Chicken Enchilada Casserole
1 (16 ounce) container sour cream
1 (16 ounce) jar salsa
1 (10.75 ounce) can condensed cream of chicken soup
1/4 cup diced onion
2 (4 ounce) cans green chile peppers , diced and drained
1 (8 ounce) can black beans, drained
6 (12 inch) corn tortillas, cut into strips
6 skinless, boneless chicken breast halves - cooked and shredded
4 cups shredded Cheddar cheese
Preheat oven to 350 degrees F (175 degrees C).
In a large bowl, mix sour cream, salsa, cream of chicken soup, onion, green chile peppers and black beans.

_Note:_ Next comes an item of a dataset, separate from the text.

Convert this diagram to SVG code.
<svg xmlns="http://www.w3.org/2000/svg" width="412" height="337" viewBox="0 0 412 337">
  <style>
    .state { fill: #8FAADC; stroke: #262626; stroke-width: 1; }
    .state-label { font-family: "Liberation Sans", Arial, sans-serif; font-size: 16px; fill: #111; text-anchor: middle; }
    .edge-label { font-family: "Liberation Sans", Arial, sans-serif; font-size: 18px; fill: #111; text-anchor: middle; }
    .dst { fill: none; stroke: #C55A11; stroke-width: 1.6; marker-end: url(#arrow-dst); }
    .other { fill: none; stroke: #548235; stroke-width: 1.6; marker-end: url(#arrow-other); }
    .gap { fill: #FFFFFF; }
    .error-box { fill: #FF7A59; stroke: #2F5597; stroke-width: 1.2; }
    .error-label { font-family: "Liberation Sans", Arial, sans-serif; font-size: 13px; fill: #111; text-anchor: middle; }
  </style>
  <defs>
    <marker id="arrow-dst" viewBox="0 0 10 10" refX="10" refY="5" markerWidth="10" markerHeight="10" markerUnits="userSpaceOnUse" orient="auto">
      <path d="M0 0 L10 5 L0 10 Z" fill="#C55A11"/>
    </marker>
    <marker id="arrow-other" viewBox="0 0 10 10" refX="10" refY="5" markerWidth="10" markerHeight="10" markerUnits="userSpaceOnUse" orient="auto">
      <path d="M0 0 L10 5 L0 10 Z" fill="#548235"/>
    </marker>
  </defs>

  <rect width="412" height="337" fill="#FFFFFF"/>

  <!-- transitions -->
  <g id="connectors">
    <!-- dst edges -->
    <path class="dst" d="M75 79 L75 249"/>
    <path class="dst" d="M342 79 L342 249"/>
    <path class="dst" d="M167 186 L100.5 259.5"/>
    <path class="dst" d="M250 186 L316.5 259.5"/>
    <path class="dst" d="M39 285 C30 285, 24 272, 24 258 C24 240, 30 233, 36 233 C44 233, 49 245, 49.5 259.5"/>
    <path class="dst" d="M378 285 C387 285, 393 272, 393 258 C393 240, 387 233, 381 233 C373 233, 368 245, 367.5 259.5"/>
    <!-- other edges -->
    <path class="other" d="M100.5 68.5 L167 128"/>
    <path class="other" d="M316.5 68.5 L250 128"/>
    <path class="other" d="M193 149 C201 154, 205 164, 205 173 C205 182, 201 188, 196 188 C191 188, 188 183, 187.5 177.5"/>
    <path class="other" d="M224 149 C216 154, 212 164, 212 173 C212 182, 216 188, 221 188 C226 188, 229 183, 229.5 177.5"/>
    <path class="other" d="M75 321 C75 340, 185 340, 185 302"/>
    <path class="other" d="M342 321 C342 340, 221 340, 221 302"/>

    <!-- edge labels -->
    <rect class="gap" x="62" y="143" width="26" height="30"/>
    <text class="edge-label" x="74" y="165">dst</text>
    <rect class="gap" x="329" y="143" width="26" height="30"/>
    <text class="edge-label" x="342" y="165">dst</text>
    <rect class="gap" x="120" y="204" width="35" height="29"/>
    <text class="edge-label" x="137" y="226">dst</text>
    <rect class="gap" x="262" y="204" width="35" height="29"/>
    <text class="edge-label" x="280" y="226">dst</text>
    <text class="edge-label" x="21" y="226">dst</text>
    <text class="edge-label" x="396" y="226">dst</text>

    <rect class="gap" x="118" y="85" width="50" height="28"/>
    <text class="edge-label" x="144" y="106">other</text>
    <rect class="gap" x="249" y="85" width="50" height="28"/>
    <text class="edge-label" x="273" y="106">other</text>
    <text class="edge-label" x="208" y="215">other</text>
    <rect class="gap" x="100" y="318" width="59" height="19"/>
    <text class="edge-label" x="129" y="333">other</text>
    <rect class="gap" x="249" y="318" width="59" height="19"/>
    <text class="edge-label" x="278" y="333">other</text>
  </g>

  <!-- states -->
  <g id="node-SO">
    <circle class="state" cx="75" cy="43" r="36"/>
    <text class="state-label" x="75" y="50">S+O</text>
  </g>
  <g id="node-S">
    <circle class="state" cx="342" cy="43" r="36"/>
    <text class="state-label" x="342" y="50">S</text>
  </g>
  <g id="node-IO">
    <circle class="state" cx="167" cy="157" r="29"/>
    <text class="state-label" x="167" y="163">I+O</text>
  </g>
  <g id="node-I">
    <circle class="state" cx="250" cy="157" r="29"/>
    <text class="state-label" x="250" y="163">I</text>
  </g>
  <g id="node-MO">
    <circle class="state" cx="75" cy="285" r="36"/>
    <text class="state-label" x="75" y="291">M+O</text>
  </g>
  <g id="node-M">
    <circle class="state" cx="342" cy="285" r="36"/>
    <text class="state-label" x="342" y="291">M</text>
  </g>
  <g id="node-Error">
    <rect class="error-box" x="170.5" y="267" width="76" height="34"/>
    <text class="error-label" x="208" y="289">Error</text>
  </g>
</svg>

Layer the bottom of a 9x13 inch baking dish with 1/3 tortilla strips. Top with 1/3 chicken, 1/3 sour cream mixture and 1/3 Cheddar cheese. Repeat layering with remaining ingredients.
Bake in the preheated oven 20 to 30 minutes, or until golden and bubbly. Let stand about 10 minutes, or as long as you can stand it!!! You're done!
* I cook chicken in slow cooker with taco seasoning (that was also recommended in reviews to this recipe).
* Serve with Rice-A-Roni Mexican Style rice-pasta mix and refried beans.